Can't iter(Dataloader Object).BrokenPipeError

Sorry for my terrible English…

I run the code from 60mins tutorial,like this.

trainset = torchvision.datasets.CIFAR10(root=’./datasets’, train=True, download=True, transform=transform)
trainloader = torch.utils.data.DataLoader(trainset, batch_size=4, shuffle=True, num_workers=2)
dataiter = iter(trainloader)

And return a error.

File “C:\ProgramData\Anaconda3\lib\site-packages\spyder\utils\site\sitecustomize.py”, line 705, in runfile
execfile(filename, namespace)
File “C:\ProgramData\Anaconda3\lib\site-packages\spyder\utils\site\sitecustomize.py”, line 102, in execfile
exec(compile(f.read(), filename, ‘exec’), namespace)
File “C:/Users/flow_/Documents/cifarten/cf10.py”, line 36, in
dataiter = iter(trainloader)
File “C:\ProgramData\Anaconda3\lib\site-packages\torch\utils\data\dataloader.py”, line 451, in iter
return _DataLoaderIter(self)
File “C:\ProgramData\Anaconda3\lib\site-packages\torch\utils\data\dataloader.py”, line 239, in init
w.start()
File “C:\ProgramData\Anaconda3\lib\multiprocessing\process.py”, line 105, in start
self._popen = self._Popen(self)
File “C:\ProgramData\Anaconda3\lib\multiprocessing\context.py”, line 223, in _Popen
return _default_context.get_context().Process._Popen(process_obj)
File “C:\ProgramData\Anaconda3\lib\multiprocessing\context.py”, line 322, in _Popen
return Popen(process_obj)
File “C:\ProgramData\Anaconda3\lib\multiprocessing\popen_spawn_win32.py”, line 65, in init
reduction.dump(process_obj, to_child)
File “C:\ProgramData\Anaconda3\lib\multiprocessing\reduction.py”, line 60, in dump
ForkingPickler(file, protocol).dump(obj)
BrokenPipeError: [Errno 32] Broken pipe

There is an issue regarding multi-processing on Windows machines, since apparently Windows subprocesses will import (i.e. execute) the main module at start, which will result in recursively creating subprocesses.
Try to protect your code in if __name__ == '__main__'.

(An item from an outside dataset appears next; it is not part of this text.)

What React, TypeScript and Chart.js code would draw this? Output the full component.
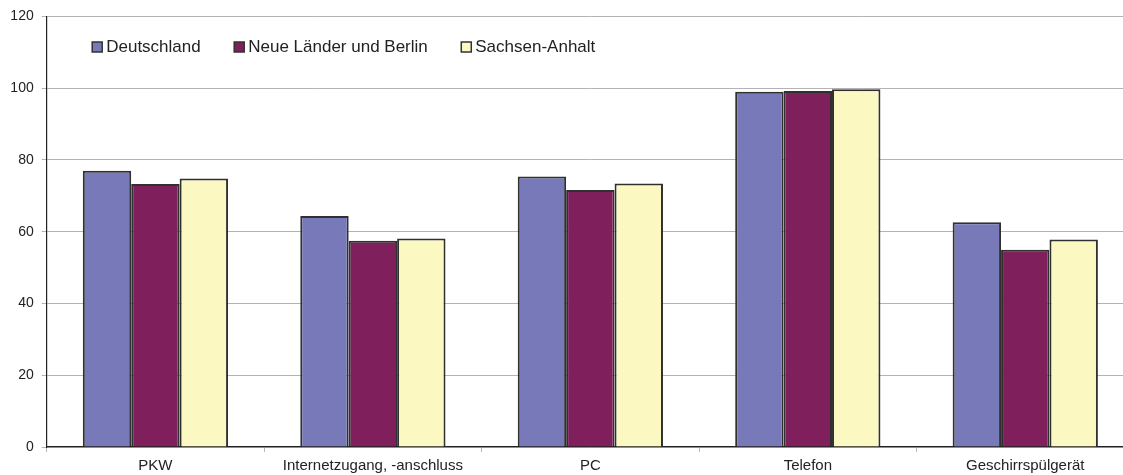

Also you could check, if this is the error by setting num_workers=0 and running it again.

5 Likes

I got similar error on Ubuntu, which is: module multiprocessing.util’ has no attribute '_flush_std_streams
how to fix it?

The method is defined in the Python lib multiprocessing, and was not introduced in PyTorch.
Could you check if you can update the multiprocessing lib or re-install it?

Thank you. I fixed it.

That works. Thanks a lot.

Thank you for your explanation! The problem seems to disappear if I run the same code (without if __name__ == '__main__') in Jupyter notebook in Windows.